Quand le feu embrase Saint-Mammès
Les murs ont la parole. Notre série consacrée à de grands évènements langrois se poursuit. Mais aujourd’hui l’heure est grave. Nous sommes le samedi 18 avril 1562 et tous les regards sont tournés vers la cathédrale. La grande dame de pierre rougeoie sous les flammes.
Les délibérations capitulaires relatent ces heures sombres… « sur les six heures d’après-midy, qui est l’heure du souper, le ciel s’obscurcit tout d’un coup, un prodigieux vent s’élevat avec gresle et un grand tonnerre ; en sorte que l’on regardoit ce jour comme le dernier jour de la ruine de l’église et de la ville. Sur les huit heures du soir, on aperçut sur le faîte du toit un feu comme une chandelle. Le peuple, par ce spectacle, soupçonnat qu’il y avoit trahison dans la ville, excité par les ennemis de notre religion et de nostre foy, qui étoient en grand nombre. Le gouverneur ordonna que tous les postes autour de la Ville fussent gardés et munis de gens d’armes. Toutes les cloches et l’horloge furent fondus.

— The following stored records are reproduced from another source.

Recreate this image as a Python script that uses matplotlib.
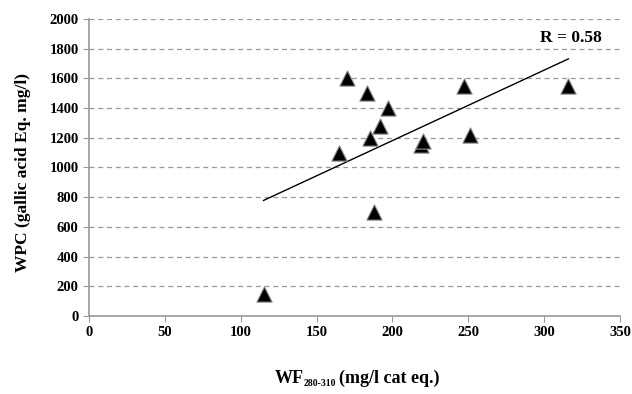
import matplotlib
matplotlib.use("Agg")
import matplotlib.pyplot as plt
import numpy as np

wf = [115, 165, 170, 183, 185, 188, 192, 197, 219, 220, 247, 251, 316]
wpc = [150, 1100, 1600, 1500, 1200, 700, 1280, 1400, 1150, 1180, 1550, 1220, 1550]
x_ticks = [0, 50, 100, 150, 200, 250, 300, 350]
y_ticks = [0, 200, 400, 600, 800, 1000, 1200, 1400, 1600, 1800, 2000]
r_label = "R = 0.58"

plt.rcParams["font.family"] = ["Liberation Serif", "DejaVu Serif"]

fig = plt.figure(figsize=(6.32, 3.94), dpi=100)
ax = fig.add_axes([0.141, 0.198, 0.840, 0.754])

ax.set_xlim(0, 350)
ax.set_ylim(0, 2000)
ax.set_xticks(x_ticks)
ax.set_yticks(y_ticks)
ax.tick_params(labelsize=10.5, length=4, color="#999999", direction="out")
for lab in ax.get_xticklabels() + ax.get_yticklabels():
    lab.set_fontweight("bold")

ax.grid(axis="y", linestyle=(0, (4, 3)), color="#999999", linewidth=0.9)
ax.set_axisbelow(True)
for side in ["top", "right"]:
    ax.spines[side].set_visible(False)
for side in ["left", "bottom"]:
    ax.spines[side].set_color("#999999")
    ax.spines[side].set_linewidth(1.2)

# linear trend line
coef = np.polyfit(wf, wpc, 1)
xs = np.array([min(wf), max(wf)])
ax.plot(xs, np.polyval(coef, xs), color="black", linewidth=1.0, zorder=3)

ax.scatter(wf, wpc, marker="^", s=120, color="black", edgecolors="#888888",
           linewidths=0.8, zorder=4)

ax.text(0.965, 0.935, r_label, transform=ax.transAxes, ha="right", va="center",
        fontsize=12.5, fontweight="bold")

fig.text(23 / 632, 1 - 172 / 394, "WPC (gallic acid Eq. mg/l)", rotation=90,
         ha="center", va="center", fontsize=12.5, fontweight="bold")

# x label built from pieces so the subscript can be small
t1 = fig.text(0.4, 0.028, "WF", ha="left", va="baseline", fontsize=13, fontweight="bold")
fig.canvas.draw()
r = fig.canvas.get_renderer()
b1 = t1.get_window_extent(r)
t2 = fig.text(b1.x1 / fig.bbox.width, 0.028 - 0.008, "280-310", ha="left", va="baseline",
              fontsize=7, fontweight="bold")
b2 = t2.get_window_extent(r)
t3 = fig.text(b2.x1 / fig.bbox.width + 0.004, 0.028, "(mg/l cat eq.)", ha="left",
              va="baseline", fontsize=13, fontweight="bold")
b3 = t3.get_window_extent(r)
total = b3.x1 - b1.x0
shift = (0.565 * fig.bbox.width - total / 2 - b1.x0) / fig.bbox.width
for t in (t1, t2, t3):
    x, y = t.get_position()
    t.set_position((x + shift, y))

fig.savefig("out.png", dpi=100)
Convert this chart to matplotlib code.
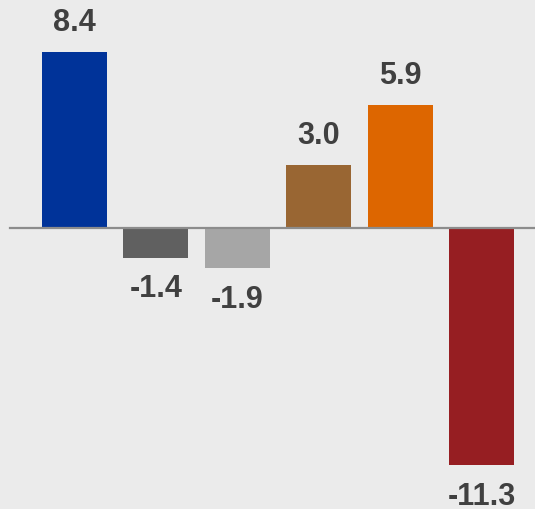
import matplotlib.pyplot as plt

values = [8.4, -1.4, -1.9, 3.0, 5.9, -11.3]
labels = ["8.4", "-1.4", "-1.9", "3.0", "5.9", "-11.3"]
colors = ["#003399", "#606060", "#a6a6a6", "#996633", "#dd6600", "#961e22"]

bg = "#ebebeb"
fig = plt.figure(figsize=(5.35, 5.10), dpi=100, facecolor=bg)
ax = fig.add_axes([0, 0, 1, 1])
ax.set_facecolor(bg)

x = list(range(len(values)))
ax.bar(x, values, width=0.8, color=colors, zorder=2)
ax.plot([-0.79, 6], [0, 0], color="#8c8c8c", lw=1.6, zorder=3)

# 数值标签
for xi, v, t in zip(x, values, labels):
    off = 1.43 if v >= 0 else -1.47
    ax.text(xi, v + off, t, ha="center", va="center", fontsize=22,
            fontweight="bold", color="#404040", family="Liberation Sans")

ax.set_xlim(-0.915, 5.657)
ax.set_ylim(-13.4, 10.94)
ax.axis("off")

fig.savefig("out.png", dpi=100, facecolor=bg)
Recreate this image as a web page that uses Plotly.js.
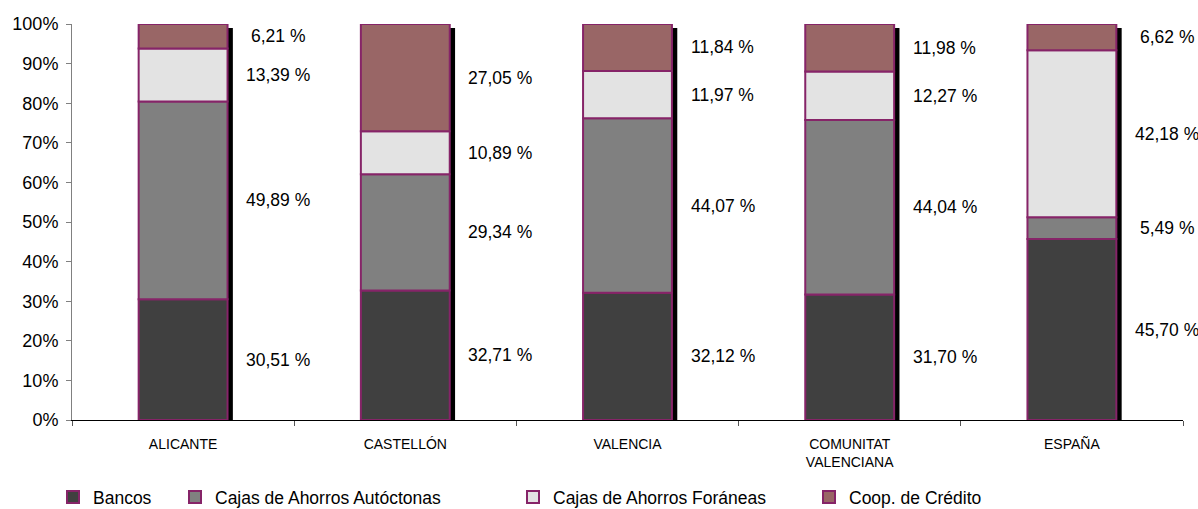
<!DOCTYPE html>
<html>
<head>
<meta charset="utf-8">
<script src="https://cdn.plot.ly/plotly-3.0.1.min.js"></script>
<style>html,body{margin:0;padding:0;background:#fff;}#chart{width:1198px;height:509px;}</style>
</head>
<body>
<div id="chart"></div>
<script>
const categories = ['ALICANTE', 'CASTELLÓN', 'VALENCIA', 'COMUNITAT<br>VALENCIANA', 'ESPAÑA'];
const seriesNames = ['Bancos', 'Cajas de Ahorros Autóctonas', 'Cajas de Ahorros Foráneas', 'Coop. de Crédito'];
const bancos      = [30.51, 32.71, 32.12, 31.70, 45.70];
const autoctonas  = [49.89, 29.34, 44.07, 44.04, 5.49];
const foraneas    = [13.39, 10.89, 11.97, 12.27, 42.18];
const coop        = [6.21, 27.05, 11.84, 11.98, 6.62];
const yTickVals   = [0, 10, 20, 30, 40, 50, 60, 70, 80, 90, 100];

const seriesValues = [bancos, autoctonas, foraneas, coop];
const colors = ['#404040', '#808080', '#e3e3e3', '#996666'];
const edge = '#862468';
const FONT = 'Liberation Sans, Arial, sans-serif';

// cumulative bases
const bases = [];
let running = categories.map(() => 0);
seriesValues.forEach(vals => {
  bases.push(running.slice());
  running = running.map((b, i) => b + vals[i]);
});
const totals = running;

const traces = [];
// shadow behind bars
traces.push({
  type: 'bar', x: categories, y: totals.map(t => t * 0.99), base: 0,
  width: 0.4, offset: -0.2 + 0.024,
  marker: {color: '#000000', line: {width: 0}},
  showlegend: false, hoverinfo: 'skip'
});
const legendX = [53, 175, 513, 809];
seriesValues.forEach((vals, k) => {
  traces.push({
    type: 'bar', name: seriesNames[k], x: categories, y: vals, base: bases[k],
    width: 0.4,
    marker: {color: colors[k], line: {color: edge, width: 2}},
    legend: k === 0 ? 'legend' : 'legend' + (k + 1)
  });
});

const annotations = [];
seriesValues.forEach((vals, k) => {
  vals.forEach((v, i) => {
    annotations.push({
      x: categories[i], y: bases[k][i] + v / 2, xref: 'x', yref: 'y',
      text: v.toFixed(2).replace('.', ',') + ' %',
      showarrow: false, xshift: 95,
      font: {family: FONT, size: 17.5, color: '#000'}
    });
  });
});

const layout = {
  width: 1198, height: 509,
  margin: {l: 72, r: 15, t: 24, b: 89},
  paper_bgcolor: '#fff', plot_bgcolor: '#fff',
  barmode: 'overlay',
  font: {family: FONT, color: '#000'},
  xaxis: {
    type: 'category', range: [-0.5, 4.5],
    showline: true, linecolor: '#000', linewidth: 1,
    ticks: 'outside', tickson: 'boundaries', ticklen: 5, tickcolor: '#555',
    tickfont: {family: FONT, size: 14, color: '#000'},
    ticklabelstandoff: 11,
    showgrid: false, zeroline: false, fixedrange: true
  },
  yaxis: {
    range: [0, 100], tickvals: yTickVals, ticktext: yTickVals.map(v => v + '%'),
    showline: true, linecolor: '#808080', linewidth: 1,
    ticks: 'outside', ticklen: 5, tickcolor: '#808080',
    tickfont: {family: FONT, size: 18, color: '#000'},
    ticklabelstandoff: 4,
    showgrid: false, zeroline: false, fixedrange: true
  },
  annotations: annotations,
  showlegend: true
};
const legendBase = {
  orientation: 'h', xref: 'container', yref: 'container',
  y: 1 - 497 / 509, yanchor: 'middle', xanchor: 'left',
  font: {family: FONT, size: 17.5, color: '#000'},
  bgcolor: 'rgba(0,0,0,0)', borderwidth: 0, itemwidth: 30
};
['legend', 'legend2', 'legend3', 'legend4'].forEach((name, k) => {
  layout[name] = Object.assign({}, legendBase, {x: legendX[k] / 1198});
});

Plotly.newPlot('chart', traces, layout, {displayModeBar: false, staticPlot: true});
</script>
</body>
</html>
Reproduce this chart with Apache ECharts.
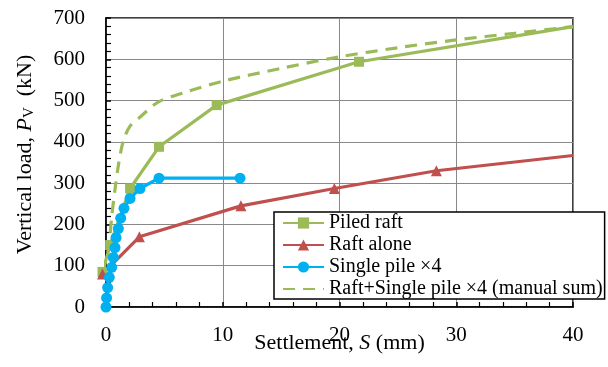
<!DOCTYPE html>
<html>
<head>
<meta charset="utf-8">
<script src="https://cdn.jsdelivr.net/npm/echarts@6/dist/echarts.min.js"></script>
<style>
  html, body { margin: 0; padding: 0; background: #fff; }
  #chart { width: 608px; height: 367px; }
</style>
</head>
<body>
<div id="chart"></div>
<script>
// settlement S (mm) and vertical load Pv (kN)
const pileRaftS = [-0.3, 0.35, 2.06, 4.54, 9.48, 21.67, 40]
const pileRaftP = [85, 150, 287, 388, 489, 594, 679]

const raftS = [-0.3, 2.86, 11.56, 19.56, 28.3, 40]
const raftP = [80, 170, 245, 287, 330, 367]

const pileS = [0, 0.05, 0.14, 0.28, 0.49, 0.63, 0.77, 0.86, 1.06, 1.26, 1.54, 2.06, 2.91, 4.54, 11.48]
const pileP = [0, 22, 47, 72, 96, 120, 144, 168, 190, 215, 239, 263, 287, 312, 312]

const sumS = [-0.3, 0.2, 0.49, 0.77, 1.1, 1.5, 2.06, 3.0, 4.5, 7, 10, 15, 20, 25, 30, 35, 40]
const sumP = [85, 138, 219, 285, 350, 404, 438, 462, 497, 522, 547, 578, 606, 628, 647, 663, 679]

const names = ['Piled raft', 'Raft alone', 'Single pile ×4', 'Raft+Single pile ×4 (manual sum)']

const green = '#9BBB59'
const red = '#C0504D'
const blue = '#00B0F0'
const font = 'Liberation Serif'

// pair up x/y; the last point of a curve that runs to the border has no marker
function pairs (xs, ys, lastBare) {
  return xs.map(function (x, i) {
    if (lastBare && i === xs.length - 1) {
      return { value: [x, ys[i]], symbol: 'none' }
    }
    return [x, ys[i]]
  })
}

const chart = echarts.init(document.getElementById('chart'))

const option = {
  animation: false,
  grid: {
    left: 106,
    top: 18,
    width: 467,
    height: 289,
    containLabel: false,
    outerBoundsMode: 'none',
    show: true,
    borderColor: '#000',
    borderWidth: 1.5,
    backgroundColor: 'transparent'
  },
  legend: {
    data: [
      names[0],
      names[1],
      names[2],
      // dashed curve has no marker, so hide the legend symbol
      { name: names[3], itemStyle: { opacity: 0 } }
    ],
    orient: 'vertical',
    left: 274,
    top: 212,
    itemWidth: 41,
    itemHeight: 14,
    itemGap: 2,
    padding: [1, 2, 0, 8],
    backgroundColor: '#fff',
    borderColor: '#000',
    borderWidth: 1.5,
    borderRadius: 0,
    textStyle: {
      fontFamily: font,
      fontSize: 20,
      lineHeight: 20,
      color: '#000'
    }
  },
  xAxis: {
    type: 'value',
    min: 0,
    max: 40,
    interval: 10,
    name: 'Settlement, {i|S} (mm)',
    nameLocation: 'middle',
    nameGap: 25,
    nameMoveOverlap: false,
    nameTextStyle: {
      fontFamily: font,
      fontSize: 22,
      color: '#000',
      rich: {
        i: { fontFamily: font, fontSize: 22, fontStyle: 'italic', color: '#000' }
      }
    },
    axisLine: { lineStyle: { color: '#000', width: 1.5 } },
    axisTick: { inside: true, length: 5, lineStyle: { color: '#000', width: 1.5 } },
    minorTick: { show: true, splitNumber: 5, length: 5, lineStyle: { color: '#000', width: 1.2 } },
    axisLabel: { margin: 18, fontFamily: font, fontSize: 21, color: '#000' },
    splitLine: { show: true, lineStyle: { color: '#888', width: 1 } }
  },
  yAxis: {
    type: 'value',
    min: 0,
    max: 700,
    interval: 100,
    name: '{n|Vertical load, }{i|P}{s|V}{n|  (kN)}',
    nameLocation: 'middle',
    nameGap: 69,
    nameMoveOverlap: false,
    nameTextStyle: {
      padding: [0, 0, 0, 16],
      rich: {
        n: { fontFamily: font, fontSize: 22, color: '#000' },
        i: { fontFamily: font, fontSize: 22, fontStyle: 'italic', color: '#000' },
        s: { fontFamily: font, fontSize: 15, color: '#000', verticalAlign: 'bottom', padding: [9, 0, 0, 0] }
      }
    },
    axisLine: { lineStyle: { color: '#000', width: 1.5 } },
    axisTick: { inside: true, length: 5, lineStyle: { color: '#000', width: 1.5 } },
    minorTick: { show: true, splitNumber: 5, length: 5, lineStyle: { color: '#000', width: 1.2 } },
    axisLabel: { margin: 21, fontFamily: font, fontSize: 21, color: '#000' },
    splitLine: { show: true, lineStyle: { color: '#888', width: 1 } }
  },
  series: [
    {
      name: names[3],
      type: 'line',
      data: pairs(sumS, sumP, false),
      symbol: 'none',
      smooth: 0.3,
      clip: false,
      z: 2,
      lineStyle: { color: green, width: 3.2, type: [12, 8] },
      itemStyle: { color: green }
    },
    {
      name: names[0],
      type: 'line',
      data: pairs(pileRaftS, pileRaftP, true),
      symbol: 'rect',
      symbolSize: 10,
      clip: false,
      z: 3,
      lineStyle: { color: green, width: 3.2 },
      itemStyle: { color: green }
    },
    {
      name: names[1],
      type: 'line',
      data: pairs(raftS, raftP, true),
      symbol: 'triangle',
      symbolSize: 11,
      clip: false,
      z: 3,
      lineStyle: { color: red, width: 3.2 },
      itemStyle: { color: red }
    },
    {
      name: names[2],
      type: 'line',
      data: pairs(pileS, pileP, false),
      symbol: 'circle',
      symbolSize: 11,
      clip: false,
      z: 4,
      lineStyle: { color: blue, width: 3.2 },
      itemStyle: { color: blue }
    }
  ]
}

chart.setOption(option)
</script>
</body>
</html>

Les reliques de saint Mammès et les autres furent exposées au peuple pour exciter à implorer la bonté de Dieu et sa clémence pour le salut de l’église et de la ville. Aussitôt il fit cesser le vent et la tempête et envoyat une pluie salutaire qui éteignit les flammes ». Ainsi, alors qu’on pensait à une diversion ennemie et que l’on envoyait les forces vives garder le rempart, la cathédrale, elle, se consumait. Si l’incendie ne se répendit pas dans la ville, il toucha sévèrement l’édifice, sa charpente et sa façade. Un autre témoin, le chanoine Théodecte Tabourot relate, » le feu (…), après un furieux coup de tonnerre, se prit au-dessus de l’aiguille (le sommet) du clocher de Sainct-Mammès et au pied de la croix, brusla et consomma entièrement trois clochers et tout le dessus de l’église en moins de trois heures ». Cette tragédie vous en rappelle certainement une autre, plus récente et parisienne… A Langres, les travaux sont bientôt lancés. La toiture de la nef est confiée à un Joinvillois, Boniface Martin et le dessin des nouveaux clochers au chanoine langrois Jean Tabourot. Sur les trois projets de cet ingénieur qui signera bientôt le premier traité de danse connu, « l’Orchésographie », seuls deux seront bâtis : un dôme pour la tour sud de la façade, ainsi qu’une nouvelle flèche pour la croisée du transept. Faute de moyen, la tour nord, gravement touchée, ne fut pas reconstruite. Plus tard, la cathédrale retrouvera un nouveau visage, avec la construction d’une nouvelle façade en 1761. La flèche bâtie à la croisée du transept sera quant à elle démolie en 1781.